Schedule the Stored Procedure

The stored procedure must be scheduled to refresh the table using the following methods:

SSMS SQL Server Agent

Schedule the stored procedure in SQL Server Management Studio, refer to Create a Schedule.

Compose Scheduled Query

Perform the following query in Compose to schedule the stored procedure:

  1. In Compose, connect to the Amazon RDS account that will call the stored procedure.

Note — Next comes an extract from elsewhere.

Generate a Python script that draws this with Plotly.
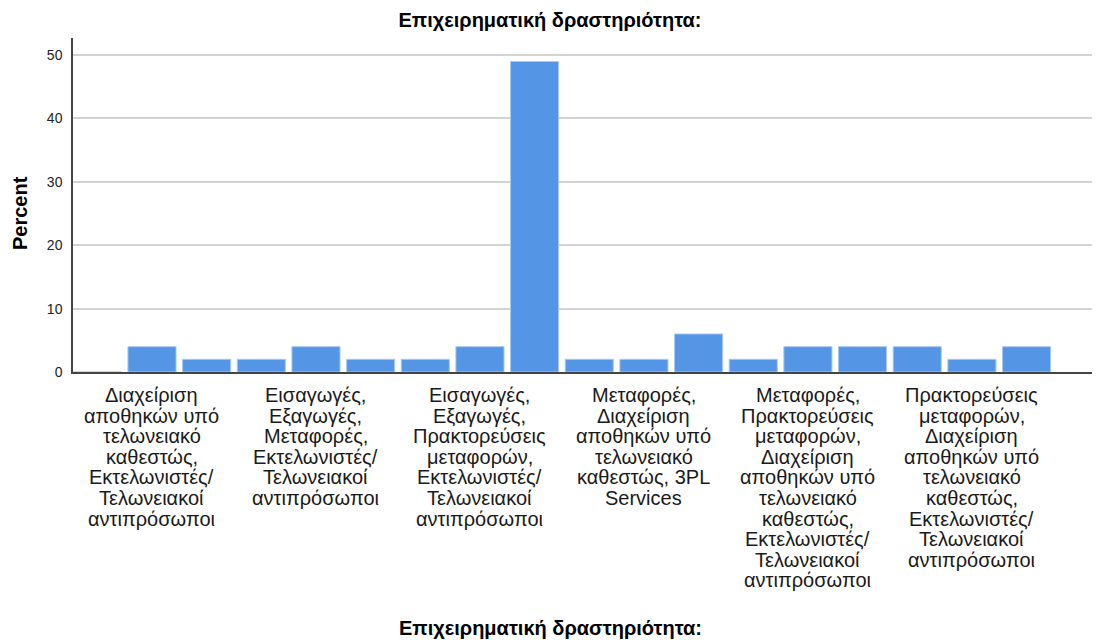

  2. Execute the following query:

    EXEC [test].[dbo].[extract_audit_logs_sp] @ingestionlag = 2;
    
  3. Schedule the query to not run at the same time the queries are being imported.

Configure QLI in Alation

Make sure that the Use XEvents checkbox is unchecked as the Extended Events method is not supported.

Connector Settings

Table-Based QLI

Provide the view name created for QLI in Configuration on SQL Server section in the Table Name field.

Custom Query-Based QLI

When you cannot create a table or view, you can use a Custom QLI Query to perform QLI. Provide the expected query structure as shown below and click Save:

SELECT
          -- the following columns and values are required
  cat.server_principal_name as userName,
  cat.session_id as sessionId,
  cat.event_time as startTime,
  TRIM(seq.TextData) as queryString,
  cat.duration_milliseconds / 1000 as seconds,
  cat.database_name as defaultDatabases,
  cat.event_time as sessionStartTime,
  'N' as cancelled
  FROM dbo.alation_audit_logs cat
  -- SQL Server audit stores queries in a NVARCHAR(4000) wide column.
  -- Longer queries are broken up and stored with a sequencer. This JOIN
  -- puts them back together again before importing into Alation so
  -- they don't get discarded.
  INNER JOIN (
          SELECT sequence_group_id,
          STRING_AGG(CONVERT(NVARCHAR(max),statement),'') WITHIN GROUP (ORDER BY sequence_number ASC) AS TextData
          FROM dbo.alation_audit_logs
          GROUP BY sequence_group_id
          ) seq
  ON cat.sequence_group_id = seq.sequence_group_id
  WHERE cat.event_time BETWEEN (STARTTIME) AND (ENDTIME);

Note

For Automated QLI, the stored procedure must be run once before performing the QLI.